What AI will not do is eliminate the need for human auditors – sorry Mr Musk – but it will require a new breed of auditor trained to understand not just the potential, but also the limitations of the technology. The future is exciting, but it needs to be grounded in reality.

What the audit profession in the UK urgently needs is regulations in this area to at least start to address some of the potential challenges presented by AI as the explosion in its use propels it into the mainstream. The EU has made a start with its consultation paper on rules for safe and transparent use of AI and the UK should follow suit. Otherwise, we run the risk of each accountancy firm or network setting their own rules and doing their own thing in different jurisdictions.

At MHA, we also think that the audit profession can learn from the experience of ESG reporting where AI is helping with assessment, analysis and recommendations. External investors are pouring money into innovative solutions, new frameworks and different ways of working. 

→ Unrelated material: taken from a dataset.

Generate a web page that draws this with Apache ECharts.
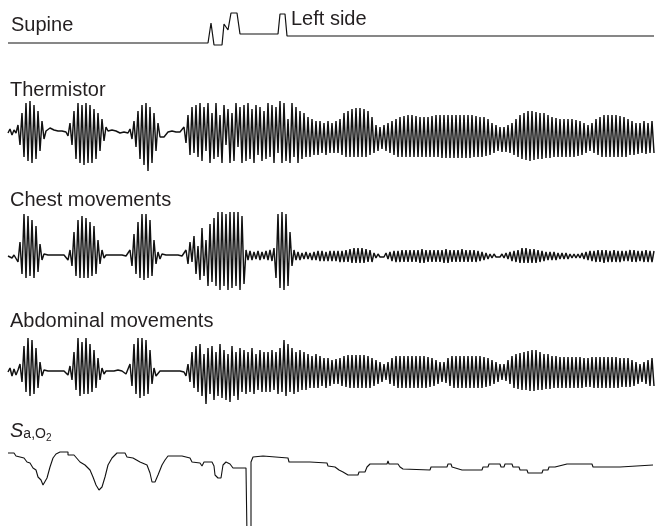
<!DOCTYPE html>
<html>
<head>
<meta charset="utf-8">
<script src="https://cdn.jsdelivr.net/npm/echarts@6/dist/echarts.min.js"></script>
<style>
html,body{margin:0;padding:0;background:#fff;}
#chart{width:655px;height:526px;}
</style>
</head>
<body>
<div id="chart"></div>
<script>
// ---- DATA (one sample every half-breath step; sample index = time) ----
var labels = ['Supine', 'Left side', 'Thermistor', 'Chest movements', 'Abdominal movements'];

// body position channel: time, level
var positionTime  = [0, 100, 101.5, 103, 107, 108, 109, 110, 111.5, 114.5, 116, 135, 136, 138.5, 139.5, 323];
var positionLevel = [0, 0, 20, -2, -2, 19, 19, 13, 30, 30, 9, 9, 29, 29, 7, 7];

var thermistor = [
0,4,-2,3,0,
8,-12,20,-24,30,-28,32,-30,28,-26,22,-18,12,-6,
2,3,5,4,3,3,2,2,2,2,1,
-3,10,-12,22,-26,30,-30,28,-32,30,-30,28,-30,24,-26,20,-18,14,-8,6,2,
2,3,3,2,1,0,0,1,1,0,
4,-6,12,-14,22,-26,28,-32,30,-38,26,-30,20,-18,10,-4,
-6,-4,-2,1,2,2,1,1,1,1,0,
6,-10,18,-22,26,-20,28,-24,30,
-28,26,-18,30,-30,20,-26,30,-24,18,
-30,28,-12,24,-30,20,-28,30,-14,26,
-30,28,-28,30,-26,24,-30,28,-22,26,
-28,22,-26,30,-24,28,-30,26,-20,32,
-30,30,-28,14,-30,30,-24,26,-30,22,
-26,20,-24,16,-24,14,-22,12,-22,12,-20,10,-22,12,-20,
10,-20,12,-20,14,-22,20,-24,22,-24,
24,-24,25,-24,25,-24,24,-24,22,-22,
16,-20,8,-18,6,-16,8,-18,10,-20,
12,-22,14,-24,16,-24,17,-24,18,-24,
18,-24,17,-24,16,-24,16,-24,16,-24,
17,-24,18,-24,18,-25,18,-25,18,-25,
18,-25,18,-25,18,-25,18,-25,18,-25,
18,-24,17,-24,16,-24,16,-23,14,-22,
10,-20,8,-18,6,-19,6,-19,8,-20,
10,-22,14,-24,18,-26,20,-27,22,-28,
22,-27,21,-26,20,-26,20,-25,18,-25,
16,-24,15,-24,14,-24,14,-24,14,-24,
14,-24,13,-23,12,-22,10,-20,8,-18,
10,-20,14,-22,16,-24,18,-24,18,-24,
18,-24,18,-24,17,-24,16,-24,14,-22,
12,-22,10,-21,10,-20,12,-21,10,-20,
12,-20
];

var chest = [
0,2,-2,1,
3,-6,14,-18,42,-22,40,-20,36,-22,30,-16,12,-4,
2,1,1,1,1,1,1,1,1,1,1,0,
-4,6,-10,24,-20,36,-22,40,-22,38,-22,34,-20,30,-18,16,-8,6,-2,
1,1,1,1,1,1,1,1,1,1,0,-2,
6,-10,22,-18,34,-22,42,-24,42,-22,36,-20,16,-8,4,
-3,2,3,1,1,1,1,1,1,1,1,0,0,
6,-8,14,-6,20,-18,10,-24,28,-20,16,-30,32,-26,38,-30,
44,-34,44,-30,42,-34,44,-32,44,-30,44,-34,40,-28,
6,-4,5,-4,4,-3,5,-4,4,-3,5,-4,6,-5,8,
-22,42,-32,44,-34,42,-30,24,-10,
6,-4,4,-4,3,-3,4,-3,3,-4,
4,-4,5,-5,5,-5,4,-5,5,-5,
5,-5,5,-6,5,-6,6,-6,7,-7,
8,-7,8,-7,8,-7,7,-6,6,-6,
3,-2,2,-1,1,-1,3,-3,4,-5,
5,-6,5,-6,6,-6,6,-6,6,-6,
6,-6,6,-7,7,-7,6,-6,6,-6,
6,-6,6,-6,6,-7,7,-7,6,-6,
6,-6,6,-6,7,-6,6,-6,6,-6,
6,-6,5,-5,4,-4,3,-3,2,-2,
2,-1,1,-1,2,-2,3,-3,4,-5,
5,-6,6,-7,8,-7,8,-7,7,-7,
7,-7,6,-6,5,-5,4,-4,4,-4,
4,-4,3,-3,3,-3,3,-3,2,-2,
2,-2,2,-2,3,-3,4,-4,5,-5,
5,-6,6,-6,6,-7,6,-6,5,-6,
6,-6,5,-6,5,-5,5,-5,6,-6,
6,-6,5,-5,5,-6,6,-6,5,-6,
5
];

var abdominal = [
0,4,-4,3,-3,2,
8,-10,26,-20,34,-24,32,-22,24,-16,10,-4,
2,1,1,1,1,1,1,1,1,1,1,0,
-3,6,-8,20,-18,34,-24,30,-22,34,-22,28,-20,22,-16,14,-8,4,-2,
1,1,1,1,1,1,2,2,1,0,-2,0,
8,-14,28,-22,34,-26,34,-24,32,-22,22,-12,4,
-4,-2,1,1,1,1,1,1,1,1,1,1,1,0,0,
-4,8,-10,20,-16,26,-20,28,-24,18,
-32,24,-22,26,-28,20,-24,28,-26,22,
-28,18,-30,26,-24,20,-28,24,-20,22,
-22,20,-20,24,-22,18,-18,22,-20,20,
-20,20,-20,22,-18,20,-22,24,-20,32,
-24,28,-20,24,-22,20,-20,22,-18,20,
-18,18,-16,16,-16,18,-16,16,-14,14,-16,14,-14,
12,-12,13,-12,14,-14,16,-15,17,-16,
17,-16,17,-16,17,-16,17,-16,16,-16,
14,-14,12,-12,10,-10,8,-8,10,-12,
14,-14,16,-16,16,-16,16,-16,16,-16,
16,-16,16,-16,16,-16,16,-16,15,-15,
14,-14,12,-12,10,-10,10,-11,14,-14,
16,-16,16,-16,16,-16,16,-16,16,-16,
16,-16,16,-16,16,-16,15,-15,14,-14,
12,-12,10,-10,8,-8,8,-9,12,-12,
16,-16,18,-17,19,-18,20,-18,21,-19,
22,-19,22,-18,20,-18,18,-17,18,-17,
16,-16,16,-16,15,-16,15,-16,15,-16,
15,-16,15,-16,15,-16,14,-15,14,-15,
15,-16,15,-16,15,-16,15,-16,15,-16,
15,-16,15,-16,14,-15,14,-15,14,-15,
12,-14,10,-12,8,-10,10,-12,12,-14,
14,-14
];

// arterial oxygen saturation (%), step trace
var sao2Time = [0,3,4,6,8,9.5,11,12.5,14,15,16.5,17.5,18.5,19.5,21,22.5,24,26,30,30,33,33.5,36,38.5,41,42.5,44,45.5,47,48.5,50,52,54.5,58.5,59.5,62.5,66,69.5,71,72,73.5,75,77,78.5,80,87,91,92,96,97,98,102,103,103.5,105,106.5,107.5,109,111,112.5,119,119.5,121.5,121.5,122.5,123.5,127.5,128.5,140,140.5,151,151.5,152,159.5,160,163.5,165.5,167.5,170,175,175.5,178.5,179.5,181,189.5,190,190.5,195,196,197.5,211,211.5,219.5,220,221.5,222,227,237,237.5,240,240.5,246,246.5,248,248.5,252,252.5,255.5,256,259.5,260,267,267.5,270,270.5,273.5,274,279.5,292,292.5,306,306.5,322.5];
var sao2Value = [96.75,96.75,96,95.75,95.5,94.5,94.25,93,92.5,90.75,90,88.75,88.75,90.5,93.25,95.5,96.5,97,97,96.25,96.25,95.75,94.5,93.75,92.5,90.75,88.75,87.5,88.25,90.75,93.75,95.5,96.75,96.75,95.75,95.5,94.5,93.75,91.75,89.5,89.5,91.25,93.75,95,96,96,95.5,94.5,94.25,93.5,94.5,94.5,93.5,91.25,90.5,90.5,93.75,94.5,94,93,93,76,76,94.5,95.75,96,96,95.5,95.5,94.5,94.5,95,94.5,94.25,93.5,93.25,92.5,92,91.25,91.25,92,92,93.25,94,94,94.75,94,94,93.25,92.75,92.5,93.25,93.25,94,94,93.25,92.5,92.5,93.25,93.25,94,94,93.25,93.25,94,94,93.25,93.25,92.5,92.5,91.75,91.75,92.5,92.5,93.25,93.25,93.75,94,94,93.25,93.25,93.75,93.75];

// ---- CHART ----
function pairs(arr){ return arr.map(function(v,i){ return [i, v]; }); }
function zip(a,b){ return a.map(function(v,i){ return [v, b[i]]; }); }

var ink = '#111111';
var grids = [
  {left: 8, width: 646, top: 3,   height: 50},
  {left: 8, width: 646, top: 93,  height: 80},
  {left: 8, width: 646, top: 211, height: 90},
  {left: 8, width: 646, top: 332, height: 80},
  {left: 8, width: 646, top: 440, height: 80}
];
var yRanges = [[-10,40],[-40,40],[-45,45],[-40,40],[80,100]];
var N = thermistor.length;

var xAxes = grids.map(function(g,i){
  return {type:'value', gridIndex:i, min:0, max:N-1, show:false};
});
var yAxes = grids.map(function(g,i){
  return {type:'value', gridIndex:i, min:yRanges[i][0], max:yRanges[i][1], show:false};
});

function lineSeries(idx, data, w){
  return {
    type:'line', xAxisIndex:idx, yAxisIndex:idx, data:data,
    showSymbol:false, symbol:'none', clip:false, animation:false,
    lineStyle:{color:ink, width:w||1.1}, silent:true
  };
}

var font = '20px "Liberation Sans", Arial, sans-serif';
var txt = '#231f20';

var chart = echarts.init(document.getElementById('chart'), null, {renderer:'canvas'});
chart.setOption({
  animation:false,
  backgroundColor:'#ffffff',
  grid:grids,
  xAxis:xAxes,
  yAxis:yAxes,
  series:[
    lineSeries(0, zip(positionTime, positionLevel), 1.2),
    lineSeries(1, pairs(thermistor), 1.45),
    lineSeries(2, pairs(chest), 1.45),
    lineSeries(3, pairs(abdominal), 1.45),
    lineSeries(4, zip(sao2Time, sao2Value), 1.1)
  ],
  graphic:[
    {type:'text', x:11, y:25, silent:true, style:{text:labels[0], font:font, fill:txt, verticalAlign:'middle'}},
    {type:'text', x:291, y:19, silent:true, style:{text:labels[1], font:font, fill:txt, verticalAlign:'middle'}},
    {type:'text', x:10, y:90, silent:true, style:{text:labels[2], font:font, fill:txt, verticalAlign:'middle'}},
    {type:'text', x:10, y:200, silent:true, style:{text:labels[3], font:font, fill:txt, verticalAlign:'middle'}},
    {type:'text', x:10, y:321, silent:true, style:{text:labels[4], font:font, fill:txt, verticalAlign:'middle'}},
    {type:'text', x:10, y:431, silent:true, style:{
      text:'{s|S}{a|a,O}{b|2}', verticalAlign:'middle',
      rich:{
        s:{font:'italic 20px "Liberation Sans", Arial, sans-serif', fill:txt, verticalAlign:'bottom'},
        a:{font:'14px "Liberation Sans", Arial, sans-serif', fill:txt, verticalAlign:'bottom'},
        b:{font:'10px "Liberation Sans", Arial, sans-serif', fill:txt, verticalAlign:'bottom', padding:[0,0,-2,0]}
      }
    }}
  ]
});
</script>
</body>
</html>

Not only is the ESG reporting sphere rapidly developing in scale and scope, but there are also clear regulations and best practices starting to emerge, with the UK government actively talking to its EU counterparts to ensure a common playing field. The UK government recently announced it is to press ahead with plans to regulate agencies that evaluate the ESG performance of companies.

One area where AI is already making a major difference is in optimising resource utilisation. AI-powered algorithms can analyse vast datasets to identify inefficiencies in energy consumption, water usage and supply chains. There is the genuine hope and, in some areas, expectation that AI could be used to develop much-needed climate change solutions.

Despite the buzz surrounding AI, there is a need for realism and an acknowledgement of the potential costs of AI alongside its significant potential upsides. Leaving aside concerns around data bias, privacy and reliability, the energy intensive nature of AI data processing is cause for concern. The carbon footprint from training a single AI is equivalent to 10 times the lifetime emissions of the average car. Separate calculations put the energy usage of one super-computer as the same as that of 10,000 households.

The use of AI within audit and ESG should not be a free for all and the potential risks involved should also be transparent and mitigated as far as possible. After all, we all want AI to be part of the solution, not part of the problem. 

Andrew Moyser, Head of Audit & Assurance, and Mark Lumsdon-Taylor, Partner, MHA.